Based on a handful of skillfully crafted, warmly accessible choral works, Morten Lauridsen has achieved a degree of fame and attracted a devoted following rare for a contemporary American composer. His published output is small, consisting of less than two dozen complete works (although the number grows somewhat when individual movements of larger works are counted, and various arrangements of the same piece). He is best-known for "Dirait-on," from his choral cycle, Les Chansons des Roses, settings of poetry by
Rainer Maria Rilke. Lauridsen's French text setting is execrably unidiomatic, but it hardly matters because the music is so ravishingly lyrical and memorably melodic that it has nearly acquired the kind of iconic timelessness of a piece like Barber's Adagio.
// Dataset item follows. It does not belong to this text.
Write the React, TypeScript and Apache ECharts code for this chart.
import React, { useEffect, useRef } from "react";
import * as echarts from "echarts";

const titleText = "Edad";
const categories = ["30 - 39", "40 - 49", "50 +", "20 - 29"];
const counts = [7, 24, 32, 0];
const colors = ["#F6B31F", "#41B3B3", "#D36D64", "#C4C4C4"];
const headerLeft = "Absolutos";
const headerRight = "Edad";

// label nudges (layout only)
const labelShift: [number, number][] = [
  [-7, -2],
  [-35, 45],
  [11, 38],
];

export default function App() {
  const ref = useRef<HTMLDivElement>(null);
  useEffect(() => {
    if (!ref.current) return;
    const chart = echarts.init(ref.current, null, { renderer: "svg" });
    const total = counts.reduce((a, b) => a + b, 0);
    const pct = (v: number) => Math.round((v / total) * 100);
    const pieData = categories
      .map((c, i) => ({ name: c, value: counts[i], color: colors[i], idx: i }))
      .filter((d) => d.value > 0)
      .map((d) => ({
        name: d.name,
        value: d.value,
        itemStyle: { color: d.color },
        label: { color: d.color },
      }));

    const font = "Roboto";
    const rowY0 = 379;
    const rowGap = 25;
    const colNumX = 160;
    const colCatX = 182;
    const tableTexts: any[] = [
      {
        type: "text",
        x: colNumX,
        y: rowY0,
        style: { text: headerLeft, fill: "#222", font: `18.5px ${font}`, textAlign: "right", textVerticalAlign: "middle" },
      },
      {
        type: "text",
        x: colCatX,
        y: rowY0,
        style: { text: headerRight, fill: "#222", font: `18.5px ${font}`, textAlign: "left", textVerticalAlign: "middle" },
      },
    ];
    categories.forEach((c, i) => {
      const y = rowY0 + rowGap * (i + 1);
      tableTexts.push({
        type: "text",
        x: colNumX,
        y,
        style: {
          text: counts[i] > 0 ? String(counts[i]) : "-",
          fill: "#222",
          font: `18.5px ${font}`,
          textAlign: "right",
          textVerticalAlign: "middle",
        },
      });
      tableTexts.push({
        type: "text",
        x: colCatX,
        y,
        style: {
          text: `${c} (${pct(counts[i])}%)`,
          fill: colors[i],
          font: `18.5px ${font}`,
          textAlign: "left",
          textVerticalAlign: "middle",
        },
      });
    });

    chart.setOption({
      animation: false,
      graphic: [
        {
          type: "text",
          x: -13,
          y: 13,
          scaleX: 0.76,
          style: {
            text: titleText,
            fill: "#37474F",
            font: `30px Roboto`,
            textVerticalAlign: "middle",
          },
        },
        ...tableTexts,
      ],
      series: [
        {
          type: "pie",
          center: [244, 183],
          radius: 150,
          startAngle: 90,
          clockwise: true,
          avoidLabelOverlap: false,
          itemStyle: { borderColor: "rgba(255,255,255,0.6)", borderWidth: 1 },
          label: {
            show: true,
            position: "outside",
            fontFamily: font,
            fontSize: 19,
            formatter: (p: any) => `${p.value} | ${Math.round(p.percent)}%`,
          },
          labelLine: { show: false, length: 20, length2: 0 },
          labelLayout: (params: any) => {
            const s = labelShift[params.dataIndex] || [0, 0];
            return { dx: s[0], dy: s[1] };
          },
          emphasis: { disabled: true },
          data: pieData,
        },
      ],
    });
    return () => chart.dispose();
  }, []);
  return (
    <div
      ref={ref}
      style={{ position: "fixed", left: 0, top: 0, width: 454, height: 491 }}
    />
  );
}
Even on first hearing, it sounds familiar, as if it had always existed, and it lodges itself so firmly in the ear and mind that for many listeners, it's difficult to imagine a point at which it was not a part of their consciousness. The a cappella motet O magnum mysterium may not be as hummable, but for many in the community of choral enthusiasts, it has almost the same status. While he doesn't repeat himself, Lauridsen has a distinctive sound, and his music is recognizable because of his idiosyncratic use of certain characteristic intervals and melodic figures, and his adroit manipulation of unresolved dissonances. This disc, by the Ontario-based Elora Festival Singers, led by
Noel Edison, includes three of Lauridsen's cycles, Madrigali, Les Chansons des Roses, and Mid-Winter Songs, as well as O magnum mysterium and O nata lux, from Lux aeterna. The performances are solid, with secure intonation, tight ensemble, and a warm sound. They don't have the touch of transcendence, though, that the very best performers, such as
Stephen Layton leading
Polyphony, bring to this repertoire -- a tonal luminosity and fluidity, with a drive toward the ecstatic -- that can give it an overwhelming impact. The singers always sound a little too safe, for instance, in the opening of Mid-Winter Songs, where the music calls for a punch that's almost surprising in its vehemence. Naxos' sound is clean and warm, but earthbound where it needs to be soaringly expansive.